L’excitation se ressentait dans l’air, attroupé devant la salle tout ce petit monde attendait plus ou moins gentiment son tour pour s’assoir devant ce nouveau Star Wars, moi y compris évidemment, je n’ai loupé aucun film de la saga au cinéma, de la ressortie en 1997 de la trilogie originale jusqu’à l’Épisode III en 2005, ce n’était donc pas aujourd’hui que j’allais laisser passer ça, en bon fanboy j’y suis même allé en avance. Ce cher J.J. Abrams, déjà résurrecteur de Star Trek, prend donc la relève de George Lucas pour continuer l’aventure, là où ce dernier nous avait laissé sur Endor à la fin du Retour du Jedi, restait à savoir si la magie allait opérer à nouveau …

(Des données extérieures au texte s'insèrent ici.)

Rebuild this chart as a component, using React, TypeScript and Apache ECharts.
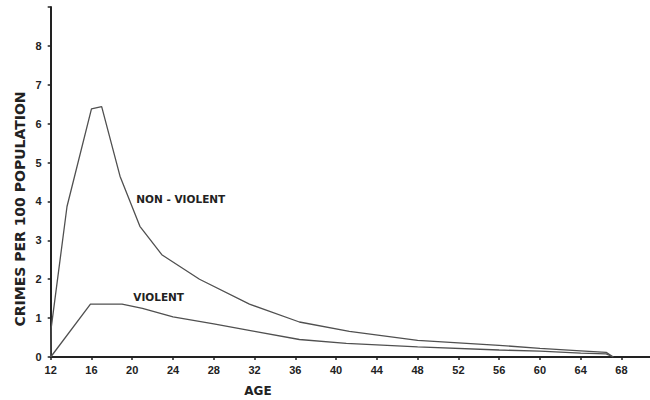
import React, { useEffect, useRef } from "react";
import * as echarts from "echarts";

const nonViolentAges = [12, 12.05, 13.6, 16, 17, 18.8, 20.75, 22.9, 26.6, 31.5, 36.4, 41.3, 48, 56, 60, 64, 66.5, 67.2];
const nonViolentRates = [0, 0.75, 3.87, 6.38, 6.44, 4.65, 3.36, 2.63, 2.0, 1.36, 0.9, 0.66, 0.43, 0.3, 0.22, 0.16, 0.12, 0];

const violentAges = [12, 15.9, 19, 21, 24, 28, 32, 36.4, 41, 48, 56, 60, 64, 66.5, 67.2];
const violentRates = [0, 1.36, 1.36, 1.25, 1.03, 0.85, 0.66, 0.45, 0.35, 0.26, 0.18, 0.15, 0.1, 0.08, 0];

const yTickLabels = ["0", "1", "2", "3", "4", "5", "6", "7", "8"];
const xTickLabels = ["12", "16", "20", "24", "28", "32", "36", "40", "44", "48", "52", "56", "60", "64", "68"];

const seriesNames = ["NON - VIOLENT", "VIOLENT"];
const yTitle = "CRIMES PER 100 POPULATION";
const xTitle = "AGE";

export default function App() {
  const ref = useRef<HTMLDivElement>(null);
  useEffect(() => {
    if (!ref.current) return;
    const chart = echarts.init(ref.current, null, { renderer: "svg" });
    const zip = (a: number[], b: number[]) => a.map((x, i) => [x, b[i]]);
    const lineColor = "#505050";
    const textColor = "#222";
    const seriesLabel = (text: string) => ({
      show: true,
      position: "right",
      distance: 0,
      formatter: text,
      color: textColor,
      fontFamily: "DejaVu Sans",
      fontWeight: "bold",
      fontSize: 10.5,
    });
    chart.setOption({
      animation: false,
      backgroundColor: "#fff",
      grid: { left: 50.7, right: 0, top: 7, bottom: 43, containLabel: false },
      xAxis: {
        type: "value",
        min: 12,
        max: 70.8,
        interval: 4,
        axisLine: { show: true, onZero: false, lineStyle: { color: "#222", width: 2 } },
        axisTick: { show: true, length: 3, lineStyle: { color: "#222", width: 1.5 } },
        splitLine: { show: false },
        axisLabel: {
          margin: 7,
          color: textColor,
          fontFamily: "Liberation Sans",
          fontWeight: "bold",
          fontSize: 11,
          showMaxLabel: false,
          formatter: (v: number) => (xTickLabels.includes(String(v)) ? String(v) : ""),
        },
      },
      yAxis: {
        type: "value",
        min: 0,
        max: 9,
        interval: 1,
        axisLine: { show: true, lineStyle: { color: "#222", width: 2 } },
        axisTick: { show: true, length: 3, lineStyle: { color: "#222", width: 1.5 } },
        splitLine: { show: false },
        axisLabel: {
          margin: 9,
          color: textColor,
          fontFamily: "Liberation Sans",
          fontWeight: "bold",
          fontSize: 11,
          formatter: (v: number) => (yTickLabels.includes(String(v)) ? String(v) : ""),
        },
      },
      series: [
        {
          name: seriesNames[0],
          type: "line",
          data: zip(nonViolentAges, nonViolentRates),
          symbol: "none",
          lineStyle: { color: lineColor, width: 1.3 },
          markPoint: {
            symbol: "circle",
            symbolSize: 0,
            data: [{ coord: [20.4, 4.07], value: seriesNames[0] }],
            label: seriesLabel(seriesNames[0]),
          },
        },
        {
          name: seriesNames[1],
          type: "line",
          data: zip(violentAges, violentRates),
          symbol: "none",
          lineStyle: { color: lineColor, width: 1.3 },
          markPoint: {
            symbol: "circle",
            symbolSize: 0,
            data: [{ coord: [20.1, 1.55], value: seriesNames[1] }],
            label: seriesLabel(seriesNames[1]),
          },
        },
      ],
      graphic: [
        {
          type: "text",
          x: 20,
          y: 209,
          rotation: Math.PI / 2,
          style: {
            text: yTitle,
            fill: textColor,
            font: "bold 14px 'DejaVu Sans'",
            align: "center",
            verticalAlign: "middle",
          },
        },
        {
          type: "text",
          x: 258,
          y: 391,
          style: {
            text: xTitle,
            fill: textColor,
            font: "bold 12px 'DejaVu Sans'",
            align: "center",
            verticalAlign: "middle",
          },
        },
      ],
    });
    return () => chart.dispose();
  }, []);
  return (
    <div
      ref={ref}
      style={{ position: "fixed", left: 0, top: 0, width: 650, height: 400, background: "#fff" }}
    />
  );
}
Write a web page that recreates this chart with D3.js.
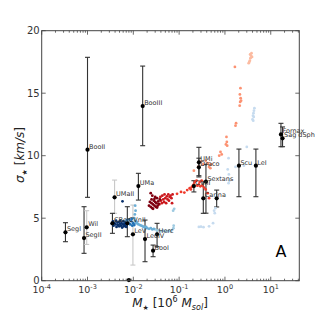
<!DOCTYPE html>
<html>
<head>
<meta charset="utf-8">
<script src="https://cdn.jsdelivr.net/npm/d3@7"></script>
<style>
body { margin:0; background:#fff; }
svg text { font-family: "DejaVu Sans", sans-serif; }
</style>
</head>
<body>
<svg width="332" height="312"></svg>
<script>
// simulation tracks, one array per colour  [M (1e6 Msol), sigma (km/s)]
var navy = [[0.0034,4.55],[0.0036,4.75],[0.0037,4.4],[0.0039,4.6],[0.0041,4.5],[0.0042,4.8],[0.0043,4.3],[0.0045,4.65],[0.0046,4.45],[0.0048,4.7],[0.0049,4.35],[0.0051,4.55],[0.0052,4.8],[0.0054,4.4],[0.0055,4.6],[0.0057,4.25],[0.0059,4.5],[0.006,4.75],[0.0062,4.35],[0.0064,4.55],[0.0066,4.4],[0.0068,4.6],[0.007,4.3],[0.0072,4.5],[0.0058,6.35]];
var blue = [[0.0065,4.7],[0.0072,4.85],[0.0078,4.65],[0.0082,4.9],[0.0086,4.5],[0.009,4.75],[0.0095,4.4],[0.0093,4.95],[0.01,4.6],[0.0105,4.45]];
var midBlue = [[0.0105,5.0],[0.011,4.8],[0.0115,4.6],[0.012,4.7],[0.0125,4.55],[0.013,4.5],[0.014,4.45],[0.015,4.4],[0.016,4.35],[0.017,4.3],[0.018,4.25],[0.019,4.3],[0.02,4.2],[0.022,4.15],[0.024,4.2],[0.026,4.1],[0.028,4.15],[0.011,6.0],[0.0112,5.6],[0.0108,5.3]];
var lightBlue = [[0.03,4.1],[0.033,4.0],[0.036,4.05],[0.04,3.95],[0.045,4.0],[0.05,3.95],[0.055,3.95],[0.06,4.0],[0.065,3.95],[0.07,4.05],[0.075,4.2],[0.076,4.4],[0.074,5.6],[0.078,5.75]];
var paleBlue = [[0.27,4.3],[0.3,4.32],[0.34,4.28],[0.45,4.35],[0.55,4.6],[0.6,5.4],[0.62,5.8],[0.58,5.6],[1.2,7.8],[1.25,8.0],[1.3,8.1],[1.22,8.5],[1.15,8.9],[1.2,9.8],[1.7,9.1],[2.6,9.2],[3.0,10.7],[4.0,12.9],[4.1,13.2],[4.2,13.4],[4.3,13.6],[4.25,13.1],[4.4,13.8],[4.15,12.8]];
var darkRed = [[0.022,6.0],[0.023,6.3],[0.024,5.9],[0.025,6.2],[0.025,6.5],[0.026,5.8],[0.027,6.1],[0.028,6.4],[0.029,6.0],[0.03,6.3],[0.031,5.9],[0.032,6.2],[0.033,6.6],[0.034,6.0],[0.035,6.35],[0.036,6.15],[0.038,6.5],[0.024,7.0],[0.026,6.8],[0.03,6.7],[0.027,5.75],[0.033,5.85],[0.029,6.55]];
var red = [[0.037,6.1],[0.039,6.7],[0.04,6.4],[0.042,6.2],[0.043,6.8],[0.045,6.5],[0.047,6.3],[0.048,6.9],[0.05,6.6],[0.052,6.2],[0.054,6.75],[0.056,6.5],[0.058,6.9],[0.06,6.4],[0.062,6.7],[0.065,6.8],[0.068,6.6],[0.07,6.2],[0.072,6.9]];
var orangeRed = [[0.09,6.95],[0.11,7.1],[0.13,7.05],[0.15,7.25],[0.17,7.4],[0.19,7.5],[0.21,7.7],[0.22,7.9],[0.24,8.0],[0.25,7.6],[0.27,7.7],[0.29,7.55],[0.32,7.6],[0.35,7.45],[0.38,7.3],[0.42,7.0],[0.45,6.6],[0.18,7.3],[0.2,7.6],[0.28,7.9],[0.31,8.0]];
var salmon = [[0.21,8.8],[0.26,9.1],[0.3,9.5],[0.33,9.3],[0.38,9.6],[0.42,9.4],[0.45,9.1],[0.5,9.3],[0.48,9.0],[0.75,10.0],[0.8,10.3],[0.85,10.1],[1.05,10.9],[1.1,11.1],[1.08,11.5],[1.12,10.8],[1.7,12.4],[1.75,12.6],[1.65,17.1],[2.1,14.0],[2.15,14.3],[2.2,14.6],[2.12,14.9],[2.18,15.4],[2.25,14.4]];
var paleRed = [[3.3,17.4],[3.5,17.6],[3.6,17.8],[3.7,18.0],[3.8,18.2],[3.4,17.5],[3.9,17.9],[3.55,18.1]];

// observed dwarfs
var galNames = ["Segl","SegII","Wil","BooII","BooIII","UMaII","UMa","CBer","CVnII","LeV","LeoIV","Herc","BooI","UMi","Draco","CVnI","Sextans","Carina","","Scu","LeI","Fornax","Sag dSph",""];
var galMass  = [3.3e-4,8.4e-4,9.6e-4,1.0e-3,0.016,0.0039,0.0129,0.0035,0.0074,0.0098,0.018,0.033,0.027,0.27,0.27,0.21,0.385,0.337,0.66,2.02,4.74,16.7,18.1,0.008];
var galSigma = [3.87,3.41,4.27,10.48,13.97,6.67,7.57,4.59,4.59,3.71,3.33,3.71,2.4,9.47,9.07,7.57,7.92,6.59,6.59,9.2,9.2,11.7,11.39,0.05];
var galLo    = [3.12,2.19,2.9,6.67,10.8,5.39,6.45,3.79,3.52,1.25,1.52,2.72,1.92,8.4,8.3,7.1,5.4,5.39,5.9,6.72,6.72,10.72,10.72,0.05];
var galHi    = [4.64,5.92,5.6,17.87,17.17,8.05,8.59,5.39,5.92,6.05,4.85,4.59,2.85,10.67,9.8,8.0,9.3,7.92,7.25,10.53,10.53,12.59,12.3,0.05];
var galGrey  = [0,0,1,0,0,1,0,0,0,1,0,0,0,0,0,0,0,0,0,0,0,0,0,0];

var xTicks = [1e-4,1e-3,1e-2,1e-1,1,10];
var xTickExp = ["-4","-3","-2","-1","0","1"];
var yTicks = [0,5,10,15,20];

var svg = d3.select("svg");
var pLeft = 41.7, pRight = 299.3, pTop = 30.7, pBottom = 280.7;

var x = d3.scaleLog().domain([1e-4, 42]).range([pLeft, pRight]);
var y = d3.scaleLinear().domain([0, 20]).range([pBottom, pTop]);

var series = [
  [paleBlue, "#c6dbef"], [lightBlue, "#9ecae1"], [midBlue, "#6baed6"], [blue, "#2171b5"], [navy, "#08306b"],
  [paleRed, "#fcbba1"], [salmon, "#fc9272"], [orangeRed, "#ef3b2c"], [red, "#cb181d"], [darkRed, "#7f0010"]
];

// error bars
var gal = galNames.map(function(n, i) {
  return {name:n, m:galMass[i], s:galSigma[i], lo:galLo[i], hi:galHi[i], grey:galGrey[i]};
});

var eb = svg.append("g").selectAll("g").data(gal.filter(function(d){ return d.hi > d.lo; }))
  .enter().append("g")
  .attr("stroke", function(d){ return d.grey ? "#c8c8c8" : "#333"; })
  .attr("stroke-width", 1.1);
eb.append("line")
  .attr("x1", function(d){ return x(d.m); }).attr("x2", function(d){ return x(d.m); })
  .attr("y1", function(d){ return y(d.lo); }).attr("y2", function(d){ return y(d.hi); });
eb.append("line")
  .attr("x1", function(d){ return x(d.m)-2.5; }).attr("x2", function(d){ return x(d.m)+2.5; })
  .attr("y1", function(d){ return y(d.lo); }).attr("y2", function(d){ return y(d.lo); });
eb.append("line")
  .attr("x1", function(d){ return x(d.m)-2.5; }).attr("x2", function(d){ return x(d.m)+2.5; })
  .attr("y1", function(d){ return y(d.hi); }).attr("y2", function(d){ return y(d.hi); });

// simulation points
series.forEach(function(s) {
  svg.append("g").selectAll("circle").data(s[0]).enter().append("circle")
    .attr("cx", function(d){ return x(d[0]); })
    .attr("cy", function(d){ return y(d[1]); })
    .attr("r", 1.4)
    .attr("fill", s[1]);
});

// observed points
svg.append("g").selectAll("circle").data(gal).enter().append("circle")
  .attr("cx", function(d){ return x(d.m); })
  .attr("cy", function(d){ return y(d.s); })
  .attr("r", 2.1)
  .attr("fill", "#000");

// tiny rotation keeps the small labels in grey antialiasing
svg.append("g").attr("transform", "rotate(0.01)").selectAll("text").data(gal).enter().append("text")
  .attr("x", function(d){ return x(d.m) + 1.5; })
  .attr("y", function(d){ return y(d.s) - 1; })
  .attr("font-size", 6.5)
  .attr("fill", "#333")
  .text(function(d){ return d.name; });

// frame
svg.append("rect")
  .attr("x", pLeft).attr("y", pTop)
  .attr("width", pRight-pLeft).attr("height", pBottom-pTop)
  .attr("fill", "none").attr("stroke", "#444").attr("stroke-width", 1);

// ticks (inward, both sides)
var minor = [];
xTicks.forEach(function(t) {
  for (var k = 2; k <= 9; k++) { if (t*k <= 42) minor.push(t*k); }
});
var tk = svg.append("g").attr("stroke", "#444").attr("stroke-width", 0.8);
tk.selectAll(".mx").data(xTicks).enter().append("line")
  .attr("x1", function(d){ return x(d); }).attr("x2", function(d){ return x(d); })
  .attr("y1", pBottom).attr("y2", pBottom-4);
tk.selectAll(".mxt").data(xTicks).enter().append("line")
  .attr("x1", function(d){ return x(d); }).attr("x2", function(d){ return x(d); })
  .attr("y1", pTop).attr("y2", pTop+4);
tk.selectAll(".nx").data(minor).enter().append("line")
  .attr("x1", function(d){ return x(d); }).attr("x2", function(d){ return x(d); })
  .attr("y1", pBottom).attr("y2", pBottom-2);
tk.selectAll(".nxt").data(minor).enter().append("line")
  .attr("x1", function(d){ return x(d); }).attr("x2", function(d){ return x(d); })
  .attr("y1", pTop).attr("y2", pTop+2);
tk.selectAll(".my").data(yTicks).enter().append("line")
  .attr("x1", pLeft).attr("x2", pLeft+4)
  .attr("y1", function(d){ return y(d); }).attr("y2", function(d){ return y(d); });
tk.selectAll(".myr").data(yTicks).enter().append("line")
  .attr("x1", pRight).attr("x2", pRight-4)
  .attr("y1", function(d){ return y(d); }).attr("y2", function(d){ return y(d); });

// tick labels
svg.append("g").selectAll("text").data(yTicks).enter().append("text")
  .attr("x", pLeft-2).attr("y", function(d){ return y(d)+3.5; })
  .attr("text-anchor", "end").attr("font-size", 10).attr("fill", "#333")
  .text(function(d){ return d; });

var xl = svg.append("g").selectAll("text").data(xTicks).enter().append("text")
  .attr("x", function(d){ return x(d); }).attr("y", pBottom+12)
  .attr("text-anchor", "middle").attr("font-size", 9.5).attr("fill", "#333");
xl.append("tspan").text("10");
xl.append("tspan").attr("dy", -4).attr("font-size", 6.5).text(function(d, i){ return xTickExp[i]; });

// axis labels
var xlab = svg.append("text").attr("x", 170).attr("y", 307).attr("text-anchor", "middle")
  .attr("font-family", "DejaVu Serif").attr("font-size", 12).attr("fill", "#222");
xlab.append("tspan").attr("font-style", "italic").text("M");
xlab.append("tspan").attr("dy", 3).attr("font-size", 7).text("★");
xlab.append("tspan").attr("dy", -3).text(" [10");
xlab.append("tspan").attr("dy", -5).attr("font-size", 8).text("6");
xlab.append("tspan").attr("dy", 5).attr("font-style", "italic").text(" M");
xlab.append("tspan").attr("dy", 3).attr("font-size", 8).attr("font-style", "italic").text("sol");
xlab.append("tspan").attr("dy", -3).text("]");

var ylab = svg.append("text").attr("transform", "translate(24,155) rotate(-90)").attr("text-anchor", "middle")
  .attr("font-family", "DejaVu Serif").attr("font-size", 12).attr("fill", "#222");
ylab.append("tspan").attr("font-style", "italic").text("σ");
ylab.append("tspan").attr("dy", 3).attr("font-size", 7).text("★");
ylab.append("tspan").attr("dy", -3).text(" [");
ylab.append("tspan").attr("font-style", "italic").text("km/s");
ylab.append("tspan").text("]");

svg.append("text").attr("x", 281).attr("y", 257).attr("text-anchor", "middle")
  .attr("font-size", 16).attr("fill", "#000").text("A");
</script>
</body>
</html>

Le générique d’introduction fait en tout cas toujours son petit effet pour nous prendre à la gorge et nous coller directement dans le ton épique de cet univers si exceptionnel, la tête dans les étoiles, les pieds sur cette nouvelle planète désertique, Jakku, où Poe Dameron se voit confier la mission de rapporter le plan qui permettra à la résistance de retrouver Luke Skywalker disparu depuis plusieurs années. Capturé par le Nouvel Ordre les données se retrouvent donc dans son droïde BB-8, qui lui est parvenu à s’échapper de l’attaque, il croise le chemin de Rey une jeune pilleuse qui revend de vieilles pièces de vaisseaux pour se nourrir. Kylo Ren, souverain du pouvoir du côté obscur, ayant pour tâche de détruire le célèbre chevalier Jedi, se retrouve rapidement informé de cette fuite et lance une offensive pour capturer le précieux sésame avant l’Alliance, le début d’une course poursuite à travers la galaxie.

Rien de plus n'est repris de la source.